BMO Capital Markets upgraded Oasis Petroleum Inc. OAS to Outperform from Market Perform, noting that the company's 2016 "game plan," which emphasizes abundant liquidity, is on track. Further, BMO's Dan McSpirit said that Oasis supported the firm's view that oil stocks should have a "defensive quality, with growth attached." McSpirit said that the sector's other Outperform stocks, including Carrizo Oil & Gas, Inc. CRZO, Matador Resources Co MTDR and Synergy Resources Corp SYRG, also have that same spirit.
BMO said it was impressed that Oasis has wells "waiting on completion" which would "immediately contribute to production growth" if oil prices moved higher. Simultaneously, if oil prices remain lower, Oasis is "better positioned than most small-caps to weather" the climate.

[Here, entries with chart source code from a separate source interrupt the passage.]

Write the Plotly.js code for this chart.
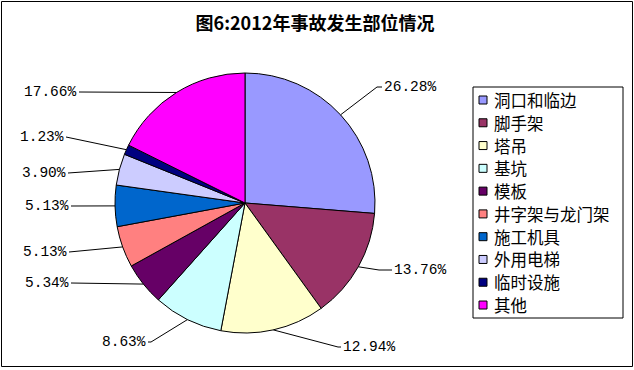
<!DOCTYPE html>
<html><head><meta charset="utf-8">
<script src="https://cdn.plot.ly/plotly-3.0.1.min.js"></script>
<style>html,body{margin:0;padding:0;background:#fff}#chart{width:634px;height:370px}</style>
</head><body><div id="chart"></div>
<script>
// ---- data ----
const categories = ['洞口和临边','脚手架','塔吊','基坑','模板','井字架与龙门架','施工机具','外用电梯','临时设施','其他'];
const shares = [26.28, 13.76, 12.94, 8.63, 5.34, 5.13, 5.13, 3.90, 1.23, 17.66];
const colors = ['#9999FF','#993366','#FFFFCC','#CCFFFF','#660066','#FF8080','#0066CC','#CCCCFF','#000080','#FF00FF'];
const titleText = '图6:2012年事故发生部位情况';

// ---- layout constants (pixels) ----
const W = 634, H = 370;
const pieCx = 245, pieCy = 203, pieR = 130;
const labelAnchors = [[383,87],[393,270],[342,347],[147,342],[70,283],[68,252],[70,206],[67,173],[65,137],[78,92]];
const elbowLen = [5,13,3,3,0,0,0,0,0,0];
const legendBox = {x0:473, y0:87, x1:623, y1:318};
const legendRow0 = 100, legendStep = 22.78;

const px = x => x / W;
const py = y => 1 - y / H;

const total = shares.reduce((a,b)=>a+b,0);
const shapes = [];
const annotations = [];

// outer border
shapes.push({type:'rect', xref:'paper', yref:'paper', x0:px(1.5), x1:px(632.5), y0:py(1.5), y1:py(366.5),
  line:{color:'#000', width:1}, fillcolor:'rgba(0,0,0,0)', layer:'above'});

// leader lines + labels
let cum = 0;
shares.forEach((v,i)=>{
  const mid = (cum + v/2) / total * 2*Math.PI;
  cum += v;
  const ex = pieCx + pieR*Math.sin(mid), ey = pieCy - pieR*Math.cos(mid);
  const [ax, ay] = labelAnchors[i];
  const right = ax > pieCx;
  const endX = right ? ax - 1 : ax + 1;
  const elX = right ? endX - elbowLen[i] : endX + elbowLen[i];
  const path = `M${px(ex)},${py(ey)} L${px(elX)},${py(ay)} L${px(endX)},${py(ay)}`;
  shapes.push({type:'path', xref:'paper', yref:'paper', path:path, line:{color:'#000', width:1}});
  annotations.push({xref:'paper', yref:'paper', x:px(ax), y:py(ay), xanchor: right?'left':'right', yanchor:'middle',
    text: v.toFixed(2)+'%', showarrow:false, borderpad:0,
    font:{family:'Liberation Mono, DejaVu Sans Mono, monospace', size:14.5, color:'#000'}});
});

// legend
shapes.push({type:'rect', xref:'paper', yref:'paper', x0:px(legendBox.x0), x1:px(legendBox.x1), y0:py(legendBox.y0), y1:py(legendBox.y1),
  line:{color:'#000', width:1}, fillcolor:'#fff', layer:'below'});
categories.forEach((c,i)=>{
  const cy = legendRow0 + i*legendStep;
  shapes.push({type:'rect', xref:'paper', yref:'paper', x0:px(479), x1:px(487), y0:py(cy-4), y1:py(cy+4),
    line:{color:'#000', width:1}, fillcolor:colors[i]});
  annotations.push({xref:'paper', yref:'paper', x:px(493), y:py(cy), xanchor:'left', yanchor:'middle',
    text:c, showarrow:false, borderpad:0,
    font:{family:'Noto Sans CJK SC, sans-serif', size:16.5, color:'#000'}});
});

const trace = {
  type:'pie', values: shares, labels: categories, sort:false, direction:'clockwise', rotation:0,
  marker:{colors: colors, line:{color:'#000', width:1}},
  textinfo:'none', hoverinfo:'label+percent', showlegend:false,
  domain:{x:[px(pieCx-pieR), px(pieCx+pieR)], y:[py(pieCy+pieR), py(pieCy-pieR)]}
};

const layout = {
  width:W, height:H, margin:{l:0,r:0,t:0,b:0}, paper_bgcolor:'#fff', showlegend:false,
  title:{text: titleText, x: px(315), y: py(24), xanchor:'center', yanchor:'middle',
    font:{family:'Noto Sans CJK SC, sans-serif', size:18, color:'#000', weight:'bold'}},
  shapes: shapes, annotations: annotations
};

Plotly.newPlot('chart', [trace], layout, {staticPlot:true, displayModeBar:false});
</script>
</body></html>
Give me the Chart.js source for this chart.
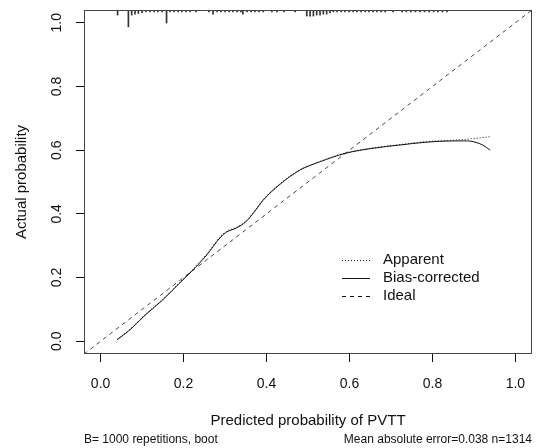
<!DOCTYPE html>
<html>
<head>
<meta charset="utf-8">
<script src="https://cdn.jsdelivr.net/npm/chart.js@4.4.1/dist/chart.umd.min.js"></script>
<style>
  html, body { margin: 0; padding: 0; background: #fff; }
  #wrap { width: 536px; height: 448px; }
</style>
</head>
<body>
<div id="wrap"><canvas id="cal" width="536" height="448"></canvas></div>
<script>
// Calibration plot (apparent vs bias-corrected) for the PVTT model.
// Values.

const axisTicks = [0, 0.2, 0.4, 0.6, 0.8, 1.0];
const axisMin = -0.04;
const axisMax = 1.04;

const biasX = [0.04, 0.07, 0.11, 0.15, 0.19, 0.22, 0.256, 0.288, 0.304, 0.328, 0.35, 0.37,
  0.392, 0.43, 0.48, 0.53, 0.59, 0.657, 0.72, 0.786, 0.85, 0.885, 0.90, 0.92, 0.939];
const biasY = [0.005, 0.035, 0.085, 0.13, 0.182, 0.22, 0.271, 0.325, 0.343, 0.356, 0.375, 0.405,
  0.443, 0.49, 0.537, 0.564, 0.59, 0.606, 0.616, 0.625, 0.629, 0.629, 0.626, 0.617, 0.600];

const appX = [0.04, 0.07, 0.11, 0.15, 0.19, 0.22, 0.256, 0.288, 0.304, 0.328, 0.35, 0.37,
  0.392, 0.43, 0.48, 0.53, 0.59, 0.657, 0.72, 0.786, 0.85, 0.88, 0.91, 0.939];
const appY = [0.006, 0.037, 0.087, 0.132, 0.184, 0.223, 0.274, 0.328, 0.345, 0.358, 0.377, 0.407,
  0.445, 0.492, 0.538, 0.565, 0.591, 0.607, 0.617, 0.627, 0.631, 0.634, 0.638, 0.642];

const idealX = [-0.04, 1.04];
const idealY = [-0.04, 1.04];

// spike histogram of the predictions hanging from the top edge
const rugX = [
  0.041, 0.067, 0.075, 0.083, 0.091, 0.100, 0.109, 0.119, 0.129, 0.138,
  0.148, 0.159, 0.167, 0.177, 0.187, 0.196, 0.206, 0.216, 0.230, 0.261,
  0.271, 0.281, 0.290, 0.300, 0.310, 0.319, 0.329, 0.338, 0.343, 0.353,
  0.363, 0.372, 0.382, 0.392, 0.413, 0.425, 0.442, 0.469, 0.497, 0.505,
  0.513, 0.521, 0.529, 0.537, 0.545, 0.553, 0.561, 0.570, 0.580, 0.589,
  0.599, 0.609, 0.618, 0.628, 0.638, 0.647, 0.657, 0.666, 0.676, 0.686,
  0.705, 0.727, 0.737, 0.748, 0.759, 0.770, 0.781, 0.792, 0.803, 0.813,
  0.824, 0.835];
const rugLen = [
  0.016, 0.053, 0.016, 0.013, 0.011, 0.008, 0.006, 0.006, 0.006, 0.006,
  0.006, 0.041, 0.006, 0.006, 0.006, 0.006, 0.006, 0.006, 0.006, 0.006,
  0.013, 0.006, 0.006, 0.006, 0.006, 0.006, 0.006, 0.006, 0.013, 0.006,
  0.006, 0.006, 0.006, 0.006, 0.006, 0.006, 0.006, 0.006, 0.019, 0.019,
  0.019, 0.016, 0.016, 0.013, 0.013, 0.009, 0.006, 0.006, 0.006, 0.006,
  0.006, 0.006, 0.006, 0.006, 0.006, 0.006, 0.006, 0.006, 0.006, 0.006,
  0.006, 0.006, 0.006, 0.006, 0.006, 0.006, 0.006, 0.006, 0.006, 0.006,
  0.006, 0.006];

const xTitle = 'Predicted probability of PVTT';
const yTitle = 'Actual probability';
const noteLeft = 'B= 1000 repetitions, boot';
const noteRight = 'Mean absolute error=0.038 n=1314';

const FONT = 'Arial, "Liberation Sans", sans-serif';
const INK = '#111';

function el(id) { return document.getElementById(id); }
function pts(xs, ys) { return xs.map((x, i) => ({ x: x, y: ys[i] })); }

Chart.defaults.font.family = FONT;
Chart.defaults.color = INK;

// full box round the plotting region, like base R's box()
const boxPlugin = {
  id: 'box',
  afterDatasetsDraw(chart) {
    const a = chart.chartArea, ctx = chart.ctx;
    ctx.save();
    ctx.strokeStyle = '#444';
    ctx.lineWidth = 1;
    ctx.strokeRect(a.left + 0.5, a.top + 0.5, a.right - a.left - 1, a.bottom - a.top - 1);
    ctx.restore();
  }
};

// legend sits inside the plot, lines + labels, no frame
const innerLegend = {
  id: 'innerLegend',
  afterDraw(chart) {
    const ctx = chart.ctx;
    ctx.save();
    ctx.font = '15px ' + FONT;
    ctx.textBaseline = 'middle';
    chart.data.datasets.slice(0, 3).forEach((d, i) => {
      const y = 260 + i * 18;
      ctx.beginPath();
      ctx.setLineDash(d.borderDash || []);
      ctx.strokeStyle = INK;
      ctx.lineWidth = 1;
      ctx.moveTo(342, y + 0.5);
      ctx.lineTo(370, y + 0.5);
      ctx.stroke();
      ctx.setLineDash([]);
      ctx.fillStyle = INK;
      ctx.fillText(d.label, 383, y);
    });
    ctx.restore();
  }
};

// the two small notes under the x axis title
const notes = {
  id: 'notes',
  afterDraw(chart) {
    const a = chart.chartArea, ctx = chart.ctx;
    ctx.save();
    ctx.font = '12px ' + FONT;
    ctx.fillStyle = INK;
    ctx.textBaseline = 'middle';
    ctx.textAlign = 'left';
    ctx.fillText(noteLeft, a.left, 440);
    ctx.textAlign = 'right';
    ctx.fillText(noteRight, a.right, 440);
    ctx.restore();
  }
};

const rugBars = rugX.map((x, i) => ({ x: x, y: [axisMax - rugLen[i], axisMax] }));

new Chart(el('cal'), {
  type: 'line',
  data: {
    datasets: [
      { label: 'Apparent', data: pts(appX, appY), borderColor: INK, borderWidth: 1,
        borderDash: [1, 2], pointRadius: 0, cubicInterpolationMode: 'monotone' },
      { label: 'Bias-corrected', data: pts(biasX, biasY), borderColor: INK, borderWidth: 1,
        pointRadius: 0, cubicInterpolationMode: 'monotone' },
      { label: 'Ideal', data: pts(idealX, idealY), borderColor: '#444', borderWidth: 1,
        borderDash: [4, 4], pointRadius: 0, tension: 0 },
      { type: 'bar', label: 'rug', data: rugBars, backgroundColor: '#333',
        barThickness: 1, grouped: false }
    ]
  },
  options: {
    responsive: false,
    animation: false,
    devicePixelRatio: 1,
    layout: { padding: { top: 10, right: 4, left: 0, bottom: 0 } },
    plugins: { legend: { display: false }, tooltip: { enabled: false } },
    scales: {
      x: {
        type: 'linear', min: axisMin, max: axisMax, offset: false,
        afterBuildTicks: s => { s.ticks = axisTicks.map(v => ({ value: v })); },
        afterFit: s => { s.height = 94; s.paddingLeft = 0; s.paddingRight = 0; },
        grid: { drawOnChartArea: false, drawTicks: true, tickLength: 8, color: INK, offset: false },
        border: { display: false },
        ticks: { font: { size: 14 }, padding: 14, maxRotation: 0, autoSkip: false,
          callback: v => Number(v).toFixed(1) },
        title: { display: true, text: xTitle, font: { size: 15 }, padding: { top: 0, bottom: 18 } }
      },
      y: {
        type: 'linear', min: axisMin, max: axisMax,
        afterBuildTicks: s => { s.ticks = axisTicks.map(v => ({ value: v })); },
        afterFit: s => { s.width = 84; s.paddingTop = 0; s.paddingBottom = 0; },
        grid: { drawOnChartArea: false, drawTicks: true, tickLength: 8, color: INK },
        border: { display: false },
        ticks: { font: { size: 14 }, padding: 9, minRotation: 90, maxRotation: 90,
          crossAlign: 'center', autoSkip: false, callback: v => Number(v).toFixed(1) },
        title: { display: true, text: yTitle, font: { size: 15 }, padding: { top: 13, bottom: 0 } }
      }
    }
  },
  plugins: [boxPlugin, innerLegend, notes]
});
</script>
</body>
</html>
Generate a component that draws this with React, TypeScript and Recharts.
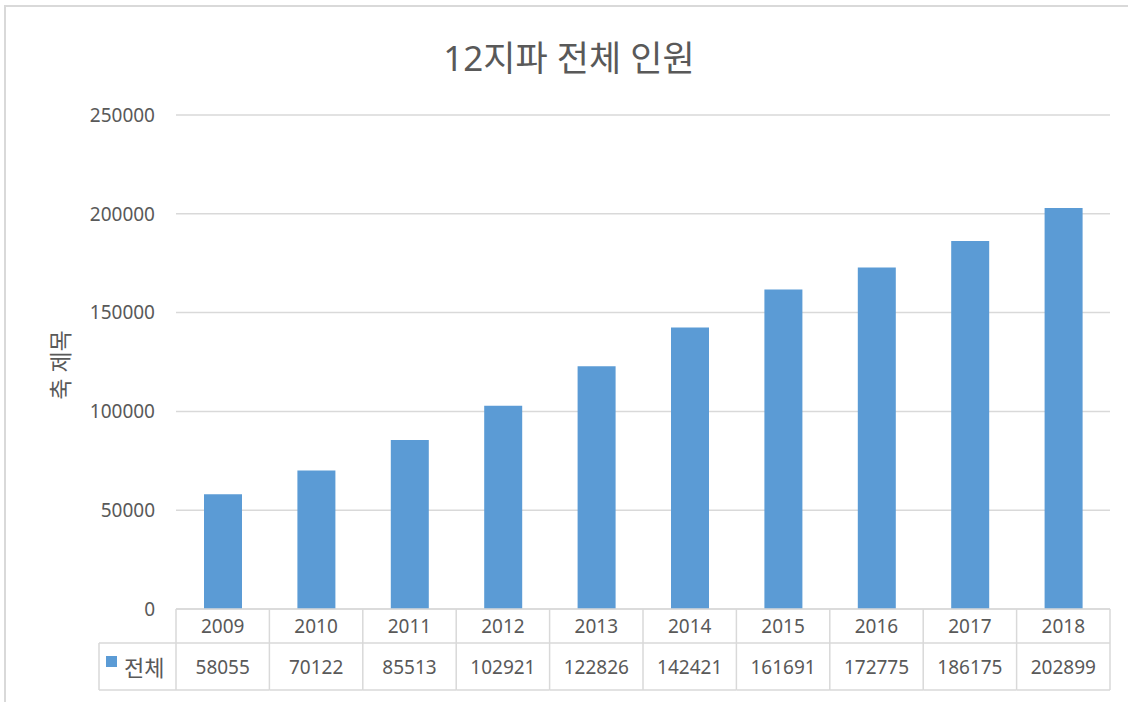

Adding Oasis to a portfolio adds "torque, but in a way that the investor doesn't need to venture far out on the risk curve to get it." The company's leverage looks "elevated," but "liquidity remains abundant." Higher commodity prices will help the firm lower leverage – but regardless of where they move, McSpirit did not see the need for the firm to sell assets or equity.
Oasis is lower by nearly 3 percent in early Monday trading, falling to $10.18. Year to date, the stock has sunk 38.5 percent, while prices are down 78 percent the past 12 months. BMO's $16 price target reflects a 57 percent upside to current prices. The stock last traded there in June 2015.